I made this one before in grey, and you might want to go back and reread that post, because it’s been revised. If not, charge ahead, and be warned that you might be somewhat confused.
The fabric is leftover bamboo jersey from the first dancing dress of the year. I thought I might have just enough to make another one of these tops, which I did. But first, I had to redraw chunks of the pattern, some to do with inherent fitting issues created by improper sizing and ease, and some because of my weirdly short upper body.
The grey shirt, as snug as it felt in places, was oddly loose in others, particularly the back. The neck wasn’t as wide as shown in the pattern photo, and in the back, it tried to crawl up my neck whenever I wore the shirt. Also, there was a lot of excess fabric in the centre back. The sleeves were longer than they should be and didn’t stay in place. The fit was ok, but it wasn’t great.
For try #2, I made a lot of what are for me standard pattern fixes:
1. Shortened the armscye front and back by an inch each; in the front, tapered to nothing in centre; in the back and sleeve, took out that inch straight across.
2. Took out another 1 1/2″ or so lengthwise in the centre back and redrew the back seams to true them. This made for a narrower waist, which of course carried through to the front, as well as a shorter back.
3. Shortened the sleeve by two inches in addition to the 1″ taken out at the armscye.
Funny, right? My main comment for the first try when it was first done was that it was so tight; but all the fitting problems when wearing turned out to be from it being too *loose* in certain places.
I thought about adding extra ease across the bust but was concerned that would have ruined the line of the wrap-around side seam, so I didn’t.
This brings me to the inherent fitting issues, which are just …
Look at that picture.
Do you see any excess fabric *anywhere* in it?
OK. So tell me then why Vogue, in its infinite wisdom, has two inches of positive ease at the waist in that pattern.
Two inches! of positive ease!
That is delivering a product that does not in any way match what people are promised by the advertising. It’s dishonest.
Moreover, a purchaser can’t easily correct for this, because the finished garment measurements are nowhere printed on the pattern tissue for the shirt.
You can get the waist finished measurements, more or less, on the skirt pattern that accompanies it–assuming they’re the same, which is a big assumption.
But really, you have to fucking measure the tissue to figure out how big it’s going to be when done. (Fortunately the waistline is at least marked; the bust and hip points aren’t even marked so finished measurements for those, even measuring on the tissue, are not easy to determine. I was able to determine that there is indeed positive ease throughout the garment, but whether it’s 1/2″ or 1″ I can’t say.)

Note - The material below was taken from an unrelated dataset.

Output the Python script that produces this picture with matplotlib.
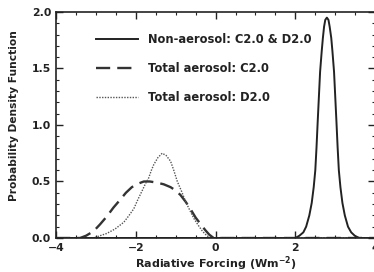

Repeating myself: I am a size 16/18 based on the size charts. I cut a size 12 for this; that’s how far down I had to go to get any negative ease. That grey shirt was the size 12. And it was TOO BIG to make this design work.
Pattern reviews for this shirt almost universally report difficulties with getting the neck band to lie flat.
The neck band is fine as drafted. It fits in to the neck seam just fine, so long as you stretch as you would for any knit neck band.
But it’s very wide, as you can see; both in terms of the actual band and how it’s supposed to sit on the shoulders.
That fit is only going to be achieved with metric shit-tons of negative ease. It needs to be very, very tight across the shoulders, chest and upper back to hold that very wide neck band as flat as it’s supposed to be.
And of course, Vogue delivers a pattern with POSITIVE EASE, then a bunch of people buy it and make it up and wonder what’s wrong with them that they can’t get the neck band to lie flat. It wasn’t the sewers, it wasn’t their skills or fabric choices.
It was Vogue, delivering a pattern to customers that did not match the advertising or product description, and not giving purchasers the information they need on the tissue to correct their issues before making it up. Not a surprise to anyone who’s been sewing with BMV patterns for a while, I suppose, but it irritates me to no end.
If you are making up this shirt and are frustrated to hell with the neck band: you’re making it too big. If you’re going by the size chart, go down at least by two sizes, maybe three. If the neckband isn’t lying flat, you don’t have enough negative ease in the chest, shoulders and back to pull it flat–that’s how it’s supposed to work. It’s not your fault.